Samuel White "Sam" Small (July 3, 1851 – November 21, 1931) was a journalist, Methodist evangelist, and prohibitionist.

==Youth==
Small was born on a plantation near Knoxville, Tennessee, the son of Alexander B. Small, a newspaper editor and president of an express company. Small later said of his childhood that he was "well born … given by kindly parents all the true and religious culture that a boy could have in a loving home." At thirteen Small enlisted in the reserves of the Confederate Army during the last months of the war. He graduated from high school in New Orleans and then attended Emory & Henry College, graduating in 1871. He immediately began a career in journalism even while toying with becoming a lawyer. In 1873, he married Annie Isabelle Arnold, and they had a daughter and two sons.

==Early career==
The influence of his father secured Small a position as secretary to former President Andrew Johnson. In 1878, President James Garfield appointed Small secretary to the United States commissioner general of the Paris Exposition of 1878. Despite his other interests, Small retained an "obsession for politics," and near the end of his life he boasted of having "clasped hands with every president from James Buchanan to Herbert Hoover."

Small contributed to the Atlanta Constitution a series of dialect sketches under the persona of an old black man, "Old Si," stories that gained him a national reputation. Unfortunately, Small had by this time descended into alcoholism, and when he was unable to continue, editor Evan Howell asked Joel Chandler Harris to try his hand at similar material.
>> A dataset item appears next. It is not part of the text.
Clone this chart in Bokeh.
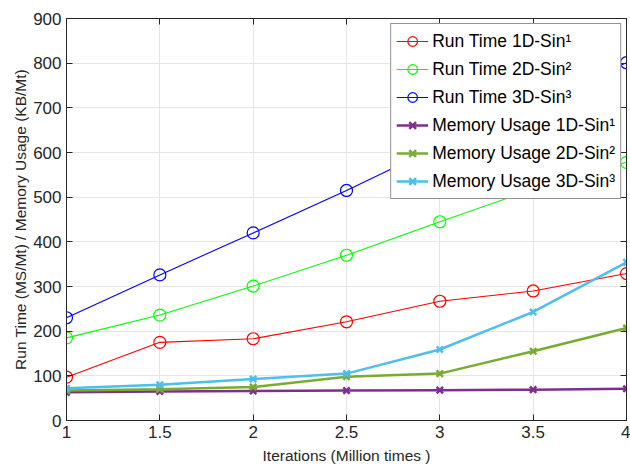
from bokeh.plotting import figure
from bokeh.models import LinearAxis, FixedTicker, Legend, LegendItem, Range1d
from bokeh.embed import file_html
from bokeh.resources import INLINE

iterations = [1, 1.5, 2, 2.5, 3, 3.5, 4]
run_1d = [97, 175, 183, 221, 267, 290, 329]
run_2d = [185, 236, 301, 370, 445, 518, 578]
run_3d = [230, 326, 420, 515, 615, 708, 801]
mem_1d = [63, 65, 66, 67, 68, 69, 71]
mem_2d = [67, 70, 75, 98, 105, 155, 207]
mem_3d = [72, 80, 93, 105, 159, 243, 354]

x_ticks = [1, 1.5, 2, 2.5, 3, 3.5, 4]
y_ticks = [0, 100, 200, 300, 400, 500, 600, 700, 800, 900]

FONT = "Liberation Sans"
INK = "#262626"

p = figure(width=630, height=469, output_backend="svg", toolbar_location=None,
           x_range=Range1d(1, 4), y_range=Range1d(0, 900),
           min_border_left=66, min_border_right=4, min_border_top=18, min_border_bottom=49)
p.background_fill_color = "white"
p.border_fill_color = "white"
p.outline_line_color = INK
p.outline_line_width = 1

p.xgrid.grid_line_color = "#e6e6e6"
p.ygrid.grid_line_color = "#e6e6e6"

for ax in p.xaxis:
    ax.ticker = FixedTicker(ticks=x_ticks)
    ax.major_label_overrides = {t: f"{t:g}" for t in x_ticks}
    ax.axis_label = "Iterations (Million times )"
    ax.axis_label_standoff = 6
for ax in p.yaxis:
    ax.ticker = FixedTicker(ticks=y_ticks)
    ax.axis_label = "Run Time (MS/Mt) / Memory Usage (KB/Mt)"
    ax.axis_label_standoff = 1

for ax in list(p.xaxis) + list(p.yaxis):
    ax.axis_line_color = INK
    ax.major_tick_line_color = INK
    ax.major_tick_in = 6
    ax.major_tick_out = 0
    ax.minor_tick_line_color = None
    ax.major_label_text_font = FONT
    ax.major_label_text_font_size = "17px"
    ax.major_label_text_color = INK
    ax.axis_label_text_font = FONT
    ax.axis_label_text_font_size = "15.5px"
    ax.axis_label_text_font_style = "normal"
    ax.axis_label_text_color = INK
    ax.major_label_standoff = 5

# mirrored tick marks on the top and right edges
for loc, tks in (("above", x_ticks), ("right", y_ticks)):
    a = LinearAxis(ticker=FixedTicker(ticks=tks),
                   major_label_overrides={t: "" for t in tks},
                   major_tick_in=6, major_tick_out=0, minor_tick_line_color=None,
                   axis_line_color=INK, major_tick_line_color=INK)
    p.add_layout(a, loc)

series = [
    ("Run Time 1D-Sin¹", run_1d, "#ff0000", "circle", 1.1, 12),
    ("Run Time 2D-Sin²", run_2d, "#00ff00", "circle", 1.1, 12),
    ("Run Time 3D-Sin³", run_3d, "#0000ff", "circle", 1.1, 12),
    ("Memory Usage 1D-Sin¹", mem_1d, "#7e2f8e", "x", 2.5, 9),
    ("Memory Usage 2D-Sin²", mem_2d, "#77ac30", "x", 2.5, 9),
    ("Memory Usage 3D-Sin³", mem_3d, "#4dbeee", "x", 2.5, 9),
]

items = []
for label, ys, color, marker, lw, size in series:
    ln = p.line(iterations, ys, line_color=color, line_width=lw)
    sc = p.scatter(iterations, ys, marker=marker, size=size, line_color=color,
                   fill_color=None, line_width=1.2 if marker == "circle" else 2.5)
    items.append(LegendItem(label=label, renderers=[ln, sc]))

legend = Legend(items=items, location="top_right")
legend.label_text_font = FONT
legend.label_text_font_size = "17.5px"
legend.label_text_color = "#000000"
legend.border_line_color = INK
legend.border_line_width = 1
legend.background_fill_alpha = 1.0
legend.glyph_width = 32
legend.label_standoff = 4
legend.spacing = 4
legend.padding = 5
legend.margin = 5
legend.label_height = 24
legend.glyph_height = 24
p.add_layout(legend, "center")

open("out.html", "w").write(file_html(p, INLINE))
==Evangelist and prohibitionist==
In September 1885, while working as a court stenographer and freelance reporter, Small covered a revival meeting of evangelist Sam Jones in Cartersville, Georgia. There Small was so "overwhelmed by conviction of sin" that on arriving back in Atlanta, he immediately started drinking. Nevertheless, four days after visiting Cartersville, Small "pleaded with Christ that he would let me cling to his cross, lay down all my burdens and sins there, and be rescued and saved by his compassion." Small's family at first feared he was slipping into madness. Small soon began testifying to his deliverance from alcohol, and Sam Jones now came to hear him preach in Atlanta. "Small's fame and newspaper connections ensured that his conversion would garner publicity," and Jones invited Small to be his associate.
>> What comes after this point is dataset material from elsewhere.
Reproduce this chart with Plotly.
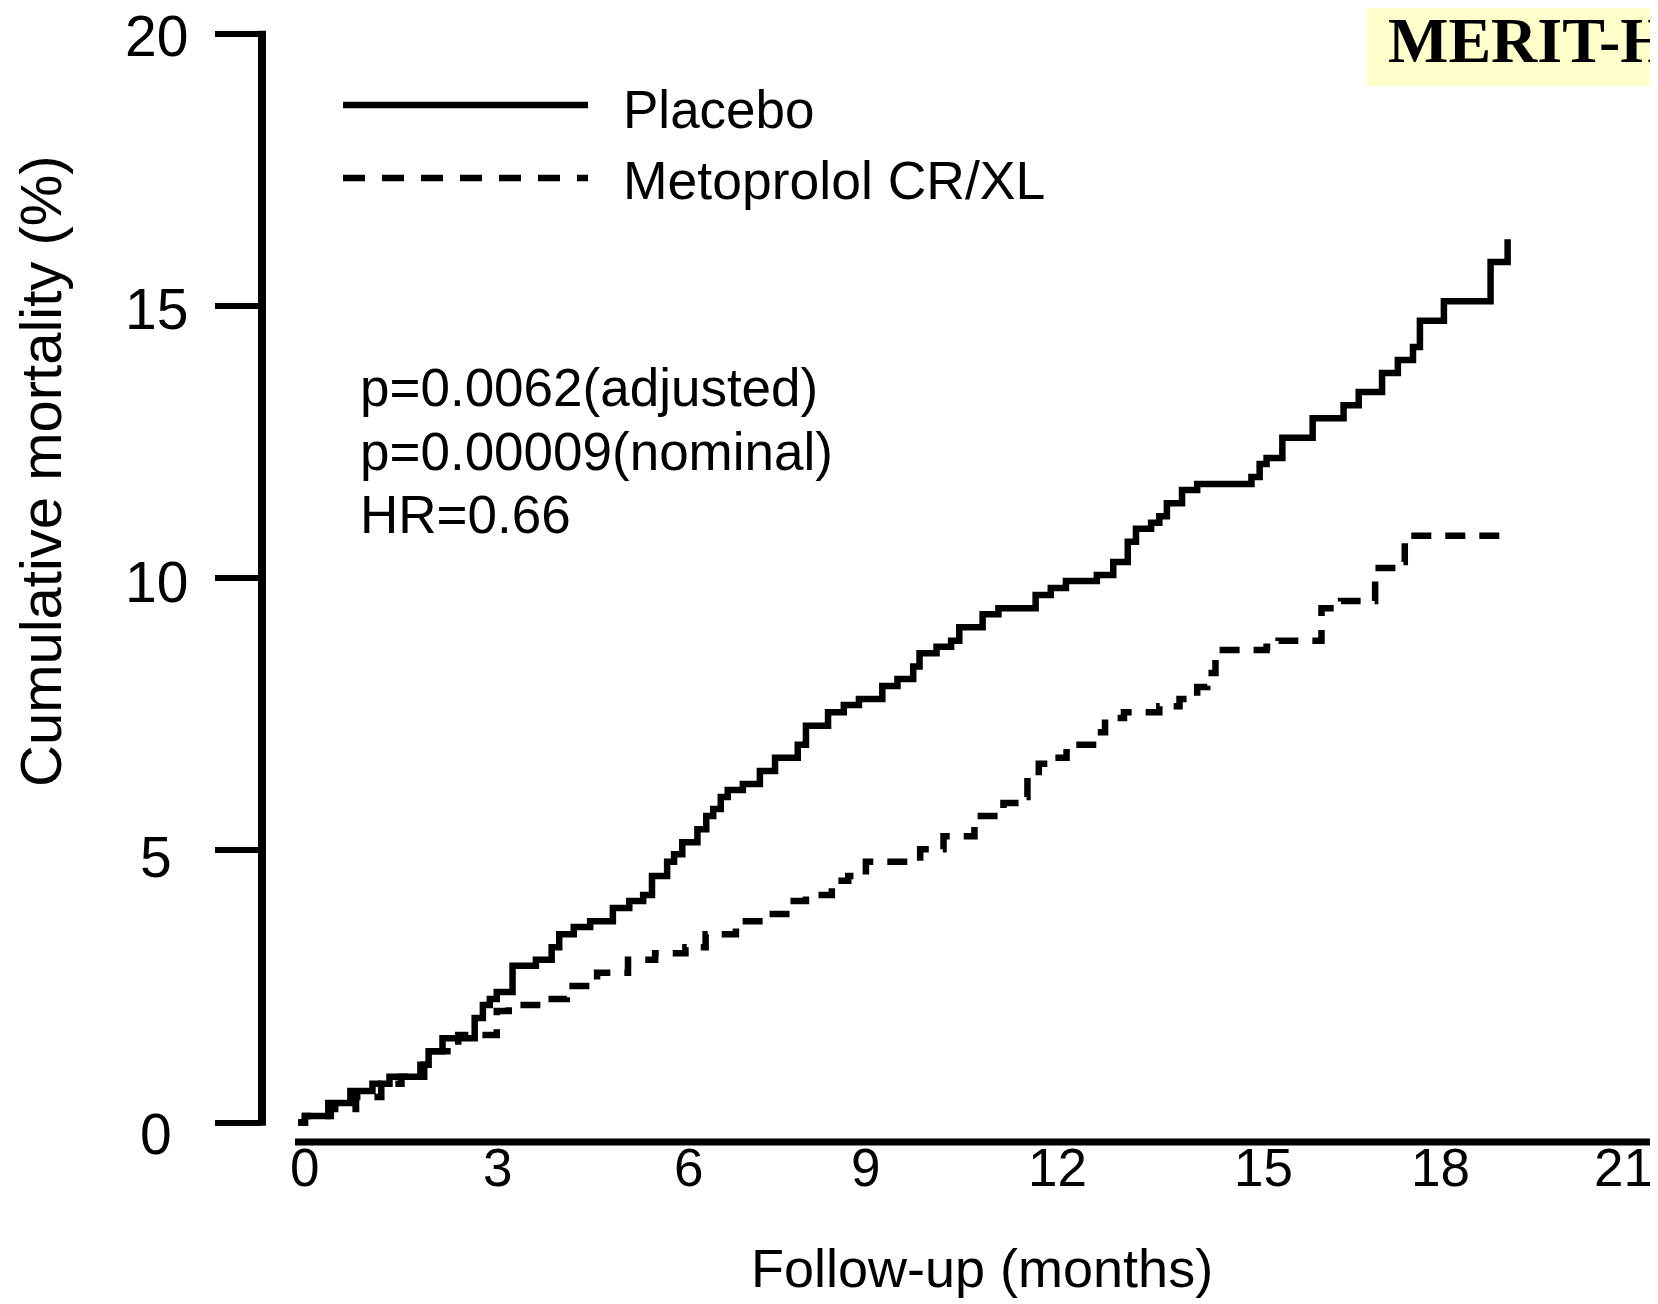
import plotly.graph_objects as go

# ---------------- data ----------------
placebo_months = [0, 0.11, 0.48, 0.83, 1.18, 1.45, 1.94, 2.07, 2.29, 2.80, 2.93, 3.04, 3.15, 3.40,
                  3.77, 4.02, 4.14, 4.37, 4.63, 4.99, 5.25, 5.47, 5.61, 5.85, 5.96, 6.09, 6.33,
                  6.47, 6.58, 6.70, 6.81, 7.05, 7.32, 7.56, 7.92, 8.05, 8.40, 8.65, 8.89, 9.26,
                  9.50, 9.75, 9.85, 10.12, 10.35, 10.48, 10.85, 11.10, 11.69, 11.93, 12.17, 12.66,
                  12.92, 13.15, 13.28, 13.52, 13.65, 13.77, 14.01, 14.25, 15.11, 15.24, 15.35,
                  15.60, 16.08, 16.57, 16.81, 17.18, 17.43, 17.67, 17.78, 18.16, 18.90, 19.17]
placebo_mortality = [0, 0.12, 0.36, 0.58, 0.71, 0.84, 1.06, 1.31, 1.55, 1.92, 2.16, 2.27, 2.40, 2.88,
                     2.99, 3.22, 3.46, 3.59, 3.70, 3.94, 4.07, 4.18, 4.53, 4.79, 4.93, 5.15, 5.39,
                     5.63, 5.76, 5.98, 6.11, 6.22, 6.46, 6.70, 6.94, 7.29, 7.54, 7.67, 7.78, 8.02,
                     8.15, 8.38, 8.62, 8.74, 8.85, 9.10, 9.34, 9.45, 9.69, 9.82, 9.95, 10.06,
                     10.30, 10.67, 10.91, 11.02, 11.14, 11.38, 11.62, 11.73, 11.86, 12.10, 12.21,
                     12.58, 12.94, 13.18, 13.42, 13.77, 14.01, 14.25, 14.73, 15.09, 15.81, 16.23]

metoprolol_months = [0, 0.11, 0.52, 0.92, 1.32, 1.64, 2.00, 2.13, 2.54, 3.15, 3.34, 3.79, 4.26, 4.74,
                     5.23, 5.66, 6.14, 6.46, 6.94, 7.43, 7.79, 8.05, 8.46, 8.72, 9.00, 9.86, 10.23,
                     10.72, 11.18, 11.45, 11.56, 11.74, 11.93, 12.18, 12.66, 12.79, 13.09, 13.65,
                     13.97, 14.25, 14.41, 14.54, 15.35, 15.54, 16.22, 16.53, 17.07, 17.42, 17.54, 19.20]
metoprolol_mortality = [0, 0.12, 0.25, 0.47, 0.71, 0.84, 1.06, 1.31, 1.61, 2.05, 2.16, 2.27, 2.51, 2.75,
                        2.99, 3.11, 3.22, 3.46, 3.70, 3.83, 4.07, 4.18, 4.44, 4.53, 4.79, 5.02, 5.26,
                        5.63, 5.87, 5.98, 6.35, 6.59, 6.70, 6.94, 7.17, 7.43, 7.54, 7.65, 7.78, 8.00,
                        8.26, 8.68, 8.74, 8.85, 9.45, 9.58, 10.19, 10.30, 10.78, 10.78]

x_ticks = [0, 3, 6, 9, 12, 15, 18, 21]
x_tick_labels = ["0", "3", "6", "9", "12", "15", "18", "21"]
y_ticks = [0, 5, 10, 15, 20]
y_tick_labels = ["0", "5", "10", "15", "20"]

series_names = ["Placebo", "Metoprolol CR/XL"]
stats_lines = ["p=0.0062(adjusted)", "p=0.00009(nominal)", "HR=0.66"]
x_title = "Follow-up (months)"
y_title = "Cumulative mortality (%)"
badge = "MERIT-HF"

# ---------------- geometry ----------------
W, H = 1658, 1304
DX, DY = -9, -7                      # global nudge of the layout
L, R, T, B = 263 + DX, 5, 28 + DY, 163 - DY
PW, PH = W - L - R, H - T - B

def pxx(p):  # pixel x -> paper
    return (p + DX - L) / PW

def pxy(p):  # pixel y (from top) -> paper
    return (H - B - (p + DY)) / PH

X0PX, XS = 290, 63.1
Y0PX, YS = 1121.5 + DY, 54.425
x_range = [(L - X0PX) / XS, (W - R - X0PX) / XS]
y_range = [(Y0PX - (H - B)) / YS, (Y0PX - T) / YS]

SANS = "Liberation Sans, Arial, Helvetica, sans-serif"
SERIF = "Liberation Serif, Times New Roman, serif"

fig = go.Figure()
fig.add_trace(go.Scatter(x=placebo_months, y=placebo_mortality, mode="lines",
                         line=dict(color="black", width=6.5, shape="hv"),
                         name=series_names[0], showlegend=False))
fig.add_trace(go.Scatter(x=metoprolol_months, y=metoprolol_mortality, mode="lines",
                         line=dict(color="black", width=6.5, shape="hv", dash="20px,14px"),
                         name=series_names[1], showlegend=False))

shapes = [
    # y axis line (only from 0 to 20)
    dict(type="line", xref="paper", yref="y", x0=0, x1=0, y0=-0.06, y1=20.06,
         line=dict(color="black", width=8)),
    # x axis line
    dict(type="line", xref="paper", yref="paper", x0=pxx(296), x1=1, y0=0, y1=0,
         line=dict(color="black", width=7)),
    # legend samples
    dict(type="line", xref="paper", yref="paper", x0=pxx(344), x1=pxx(589), y0=pxy(104), y1=pxy(104),
         line=dict(color="black", width=6.5)),
    dict(type="line", xref="paper", yref="paper", x0=pxx(344), x1=pxx(589), y0=pxy(177), y1=pxy(177),
         line=dict(color="black", width=6.5, dash="22px,17px")),
    # badge background
    dict(type="rect", xref="paper", yref="paper", x0=pxx(1368), x1=pxx(1730), y0=pxy(85), y1=pxy(-20),
         fillcolor="#FFFFCC", line=dict(width=0), layer="below"),
]

annotations = []
x_label_nudge = [6, 10, 12, 0, 2, 19, 7, 0]
for v, t, s in zip(x_ticks, x_tick_labels, x_label_nudge):
    annotations.append(dict(x=v, xref="x", y=0, yref="paper", yshift=-25, xshift=s, text=t,
                            showarrow=False, xanchor="center", yanchor="middle",
                            font=dict(family=SANS, size=53, color="black")))
y_label_shift = [-11, -7, -4, -3, -2]
for v, t, s in zip(y_ticks, y_tick_labels, y_label_shift):
    annotations.append(dict(x=pxx(157), xref="paper", y=v, yref="y", yshift=s, text=t, showarrow=False,
                            xanchor="center", yanchor="middle", font=dict(family=SANS, size=57, color="black")))

annotations.append(dict(x=pxx(983), xref="paper", y=pxy(1267), yref="paper", text=x_title, showarrow=False,
                        xanchor="center", yanchor="middle", font=dict(family=SANS, size=54, color="black")))
annotations.append(dict(x=pxx(41), xref="paper", y=pxy(470), yref="paper", text=y_title, showarrow=False,
                        textangle=-90, xanchor="center", yanchor="middle",
                        font=dict(family=SANS, size=58, color="black")))

annotations.append(dict(x=pxx(622), xref="paper", y=pxy(108), yref="paper", text=series_names[0],
                        showarrow=False, xanchor="left", yanchor="middle",
                        font=dict(family=SANS, size=53, color="black")))
annotations.append(dict(x=pxx(622), xref="paper", y=pxy(179), yref="paper", text=series_names[1],
                        showarrow=False, xanchor="left", yanchor="middle",
                        font=dict(family=SANS, size=53.5, color="black")))

for yy, t in zip([387, 451, 514], stats_lines):
    annotations.append(dict(x=pxx(359), xref="paper", y=pxy(yy), yref="paper", text=t, showarrow=False,
                            xanchor="left", yanchor="middle", font=dict(family=SANS, size=53, color="black")))

annotations.append(dict(x=pxx(1387), xref="paper", y=pxy(40), yref="paper", text=badge, showarrow=False,
                        xanchor="left", yanchor="middle",
                        font=dict(family=SERIF, size=64, color="black", weight="bold")))

fig.update_layout(
    width=W, height=H,
    margin=dict(l=L, r=R, t=T, b=B, autoexpand=False),
    paper_bgcolor="white", plot_bgcolor="rgba(0,0,0,0)",
    xaxis=dict(range=x_range, showgrid=False, zeroline=False, showline=False,
               showticklabels=False, ticks="", tickvals=x_ticks),
    yaxis=dict(range=y_range, showgrid=False, zeroline=False, showline=False,
               tickvals=y_ticks, ticks="outside", ticklen=46, tickwidth=6, tickcolor="black",
               showticklabels=False),
    shapes=shapes, annotations=annotations, showlegend=False,
)

fig.write_html("out.html")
Although Small's collaboration with Jones lasted only a few years, in part because of heavy debts Small had contracted while he was drinking, Small interspersed his re-entrance into journalism with preaching, lecturing, and writing two books that advocated prohibition: Pleas for Prohibition (1889) and The White Angel of the World (1891). In 1889, Small even considered becoming an Episcopal priest.

==Later career==
Small founded the Oklahoma City Oklahoman (1889) and the Norfolk (VA) Pilot (1894). Appointed a chaplain during the Spanish–American War, Small began an English language paper in Havana. In 1890 Small also unsuccessfully attempted to found a Methodist college in Ogden, Utah, but he eventually found his way back to the editorial staff of the Atlanta Constitution by 1901.

Small also lectured on behalf of the Anti-Saloon League. In a florid address to the Anti-Saloon League's 1917 convention in Washington, DC, Small told the cheering crowd that if the United States enacted prohibition, "then you and I may proudly expect to see this America of ours, victorious and Christianized, become not only the savior but the model and the monitor of the reconstructed civilization of the world in the future." Small also kept his hand in politics. In 1892 he ran for Congress as a prohibition-supporting Populist.

In 1927, Bob Jones, Sr. asked Small to write a creed for the proposed Bob Jones College. The creed written quickly on the back of an envelope has been memorized and recited daily by generations of Bob Jones University students.

By 1930, Small was the oldest active editor in the South and still wrote three columns of editorials a day. Nevertheless, Small had been injured in a fall during the Republican National Convention of 1928, and he died in Atlanta on November 21, 1931. He was buried in Arlington National Cemetery.